Washington will apply “hard-hitting sanctions” on Cuban officials responsible for cracking down on demonstrations that rattled the communist island earlier this month, a U.S. State Department official said Wednesday.
In a series of tweets, Julie Chung, the acting assistant secretary for the U.S. Department of State’s Bureau of Western Hemisphere Affairs, said President Joseph Biden’s administration is “actively pursuing measures that will support the Cuban people and hold the Cuban regime accountable.”
She didn’t spell out what kind of sanctions might be levied against the leadership of the tightly-controlled island.

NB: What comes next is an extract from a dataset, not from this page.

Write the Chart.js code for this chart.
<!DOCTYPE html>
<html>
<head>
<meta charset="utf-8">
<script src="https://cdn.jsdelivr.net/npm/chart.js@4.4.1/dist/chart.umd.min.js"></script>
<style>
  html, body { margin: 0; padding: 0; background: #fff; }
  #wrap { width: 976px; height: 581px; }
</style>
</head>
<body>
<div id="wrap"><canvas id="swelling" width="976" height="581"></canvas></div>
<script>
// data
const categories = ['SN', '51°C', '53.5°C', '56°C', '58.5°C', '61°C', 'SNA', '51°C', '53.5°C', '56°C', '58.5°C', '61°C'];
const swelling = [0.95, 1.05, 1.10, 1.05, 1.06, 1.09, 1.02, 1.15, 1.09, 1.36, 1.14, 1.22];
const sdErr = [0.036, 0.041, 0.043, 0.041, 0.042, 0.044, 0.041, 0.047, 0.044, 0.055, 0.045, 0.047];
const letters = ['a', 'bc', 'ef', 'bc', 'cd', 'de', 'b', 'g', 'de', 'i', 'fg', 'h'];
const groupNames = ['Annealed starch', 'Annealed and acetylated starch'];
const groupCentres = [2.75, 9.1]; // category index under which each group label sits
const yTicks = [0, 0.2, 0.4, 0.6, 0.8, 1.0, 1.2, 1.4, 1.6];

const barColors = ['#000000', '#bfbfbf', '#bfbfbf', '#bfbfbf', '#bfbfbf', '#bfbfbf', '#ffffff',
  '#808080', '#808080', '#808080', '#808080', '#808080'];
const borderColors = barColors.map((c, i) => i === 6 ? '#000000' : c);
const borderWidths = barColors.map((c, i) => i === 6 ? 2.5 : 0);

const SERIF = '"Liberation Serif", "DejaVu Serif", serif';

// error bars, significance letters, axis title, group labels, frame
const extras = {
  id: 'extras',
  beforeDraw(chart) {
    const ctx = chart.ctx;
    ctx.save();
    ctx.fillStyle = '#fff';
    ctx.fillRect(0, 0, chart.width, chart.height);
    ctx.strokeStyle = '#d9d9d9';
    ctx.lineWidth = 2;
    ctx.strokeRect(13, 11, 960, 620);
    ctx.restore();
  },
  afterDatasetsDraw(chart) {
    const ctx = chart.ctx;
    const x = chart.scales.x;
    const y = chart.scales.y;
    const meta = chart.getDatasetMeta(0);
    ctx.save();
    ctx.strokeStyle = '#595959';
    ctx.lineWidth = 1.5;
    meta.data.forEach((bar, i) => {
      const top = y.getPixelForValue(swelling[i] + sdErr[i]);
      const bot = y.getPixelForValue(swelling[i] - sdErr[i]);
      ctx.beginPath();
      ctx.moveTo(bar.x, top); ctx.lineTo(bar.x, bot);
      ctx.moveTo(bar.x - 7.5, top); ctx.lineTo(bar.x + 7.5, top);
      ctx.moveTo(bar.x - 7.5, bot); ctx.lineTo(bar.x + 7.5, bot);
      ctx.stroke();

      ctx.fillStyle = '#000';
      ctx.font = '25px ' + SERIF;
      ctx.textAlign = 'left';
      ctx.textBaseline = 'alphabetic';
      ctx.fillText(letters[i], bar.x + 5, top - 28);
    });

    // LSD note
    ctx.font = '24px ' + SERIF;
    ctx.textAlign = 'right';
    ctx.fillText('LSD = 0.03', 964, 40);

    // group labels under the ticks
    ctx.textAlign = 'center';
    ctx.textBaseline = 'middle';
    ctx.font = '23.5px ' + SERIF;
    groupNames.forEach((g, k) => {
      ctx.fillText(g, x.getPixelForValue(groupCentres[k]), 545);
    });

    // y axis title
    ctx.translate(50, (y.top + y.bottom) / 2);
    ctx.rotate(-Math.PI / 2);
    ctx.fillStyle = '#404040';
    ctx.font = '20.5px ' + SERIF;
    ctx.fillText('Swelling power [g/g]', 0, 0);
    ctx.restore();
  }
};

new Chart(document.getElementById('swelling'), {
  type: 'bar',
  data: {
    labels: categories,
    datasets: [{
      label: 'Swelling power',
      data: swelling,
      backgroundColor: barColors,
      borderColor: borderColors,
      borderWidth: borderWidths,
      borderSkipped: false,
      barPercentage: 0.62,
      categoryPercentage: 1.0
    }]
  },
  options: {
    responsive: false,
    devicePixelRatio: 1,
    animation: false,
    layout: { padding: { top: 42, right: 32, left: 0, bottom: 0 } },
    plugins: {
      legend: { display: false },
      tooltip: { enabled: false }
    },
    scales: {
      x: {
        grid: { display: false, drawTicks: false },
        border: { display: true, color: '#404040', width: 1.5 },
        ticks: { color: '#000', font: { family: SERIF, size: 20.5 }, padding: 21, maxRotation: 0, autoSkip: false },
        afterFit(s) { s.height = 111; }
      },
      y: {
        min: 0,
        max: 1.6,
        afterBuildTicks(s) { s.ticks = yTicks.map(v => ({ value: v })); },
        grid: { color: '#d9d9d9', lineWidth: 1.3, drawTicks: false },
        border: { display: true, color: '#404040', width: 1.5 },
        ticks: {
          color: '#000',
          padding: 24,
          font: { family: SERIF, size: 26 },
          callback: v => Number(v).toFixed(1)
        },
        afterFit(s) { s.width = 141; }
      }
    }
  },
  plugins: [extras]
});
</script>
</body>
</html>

The U.S. also wants to boost staffing at its embassy in Havana and expedite humanitarian and medical exports to Cuba. In 2020 U.S. companies exported $176 million worth of goods to the island, including food and medicine, Chung said.

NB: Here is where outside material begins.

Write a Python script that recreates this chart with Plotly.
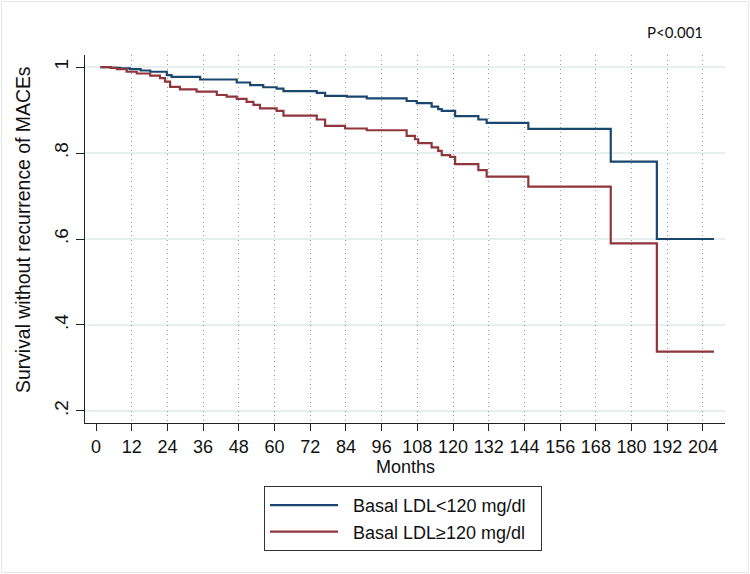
import plotly.graph_objects as go

# Kaplan-Meier step data (time in months, survival from that time on)
blue_t = [1.5, 5, 8, 11.4, 15, 18.2, 23.8, 25.4, 35, 47.3, 51.8, 56.2, 60.7, 63, 74.2, 77,
          84.3, 91, 104.4, 107.8, 112.8, 115, 116.2, 120.7, 128.5, 131.3, 145.3, 173, 188.5, 207.7]
blue_s = [1.0, 0.998, 0.997, 0.995, 0.992, 0.989, 0.981, 0.977, 0.971, 0.964, 0.958, 0.953, 0.950, 0.944, 0.940, 0.933,
          0.931, 0.927, 0.921, 0.916, 0.908, 0.902, 0.898, 0.886, 0.878, 0.870, 0.856, 0.780, 0.600, 0.600]

red_t = [1.5, 5, 7, 10.3, 13.7, 18.2, 21.5, 23.2, 24.9, 28.2, 33.8, 40.6, 43.9, 47.3, 50.6, 52.9,
         55.1, 60.7, 63, 74.2, 77, 83.7, 91, 104.4, 107.2, 108.3, 112.8, 115, 116.2, 119, 120.7,
         128.5, 131.3, 145.3, 173, 188.5, 207.7]
red_s = [1.0, 0.998, 0.995, 0.989, 0.985, 0.980, 0.974, 0.966, 0.954, 0.948, 0.943, 0.935, 0.931, 0.926, 0.919, 0.912,
         0.904, 0.898, 0.887, 0.878, 0.863, 0.857, 0.853, 0.840, 0.832, 0.823, 0.813, 0.805, 0.795, 0.791, 0.774,
         0.760, 0.745, 0.722, 0.590, 0.338, 0.338]

x_ticks = list(range(0, 205, 12))
grid_ticks = list(range(12, 205, 12))
y_ticks = [0.2, 0.4, 0.6, 0.8, 1.0]
y_labels = [".2", ".4", ".6", ".8", "1"]

series_names = ["Basal LDL<120 mg/dl", "Basal LDL\u2265120 mg/dl"]
series_colors = ["#1a476f", "#90353b"]

FONT = "Liberation Sans, Arial, sans-serif"
PAD = "\u00a0\u00a0"

fig = go.Figure()
for t, s, name, col in [(blue_t, blue_s, series_names[0], series_colors[0]),
                        (red_t, red_s, series_names[1], series_colors[1])]:
    fig.add_trace(go.Scatter(x=t, y=s, mode="lines", line=dict(shape="hv", color=col, width=2.2),
                             name=PAD + name + PAD))

x_range = [-3.7, 211.4]
y_range = [0.172, 1.028]

fig.update_layout(
    width=750, height=574,
    margin=dict(l=85, r=25, t=55, b=151),
    paper_bgcolor="white", plot_bgcolor="white",
    font=dict(family=FONT, size=18, color="#111"),
    xaxis=dict(range=x_range, tickvals=x_ticks, ticktext=[str(v) for v in x_ticks],
               showgrid=False, zeroline=False, showline=True, linecolor="#222", linewidth=1.3,
               ticks="outside", ticklen=7, tickcolor="#222", tickwidth=1.3,
               tickfont=dict(size=18, color="#111")),
    xaxis2=dict(range=x_range, overlaying="x", tickvals=grid_ticks, showgrid=True,
                gridcolor="#9a9a9a", griddash="1px,3.5px", gridwidth=1, showticklabels=False,
                ticks="", zeroline=False, showline=False, side="bottom"),
    yaxis=dict(range=y_range, tickvals=y_ticks, ticktext=y_labels, tickangle=-90,
               showgrid=True, gridcolor="#e6eef0", gridwidth=1.5, zeroline=False,
               showline=True, linecolor="#222", linewidth=1.3,
               ticks="outside", ticklen=8, tickcolor="#222", tickwidth=1.3,
               tickfont=dict(size=19, color="#111")),
    legend=dict(x=(264 - 85) / 640, y=(423 - 486) / 368, xanchor="left", yanchor="top",
                bordercolor="#333", borderwidth=1, bgcolor="white",
                font=dict(size=18, color="#111"), itemwidth=68, tracegroupgap=0),
    showlegend=True,
)

# invisible trace on xaxis2 so the dotted grid is drawn
fig.add_trace(go.Scatter(x=[None], y=[None], xaxis="x2", showlegend=False, hoverinfo="skip"))

fig.add_annotation(text="Survival without recurrence of MACEs", xref="paper", yref="paper",
                   x=(23 - 85) / 640, y=(423 - 230) / 368, textangle=-90, showarrow=False,
                   font=dict(size=19.4, color="#111"), xanchor="center", yanchor="middle")
fig.add_annotation(text="Months", xref="paper", yref="paper", x=0.5, y=(423 - 467) / 368,
                   showarrow=False, font=dict(size=18, color="#111"), xanchor="center", yanchor="middle")
fig.add_annotation(text="P<0.001", xref="paper", yref="paper", x=(675 - 85) / 640, y=(423 - 32) / 368,
                   showarrow=False, font=dict(size=15, color="#111", family="Lato, sans-serif"),
                   xanchor="center", yanchor="middle")

fig.add_shape(type="rect", xref="paper", yref="paper",
              x0=(1.5 - 85) / 640, x1=(748.5 - 85) / 640, y0=(423 - 572.5) / 368, y1=(423 - 1.5) / 368,
              line=dict(color="#e6e6e6", width=1), layer="below")

fig.write_html("out.html")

In addition, she said the US. government has set up a “remittance working group” that will focus on how money can be transferred directly to Cubans without falling “into the hands of the oppressors.”
Cuba saw its biggest demonstration in decades on July 11, when thousands took to the streets to demand food and liberty. Human rights groups say anywhere from 500 to 600 people have been detained in an ongoing crackdown.
Havana has blamed a long-standing U.S. trade embargo for the tanking economy and the shortages that are driving the discontent.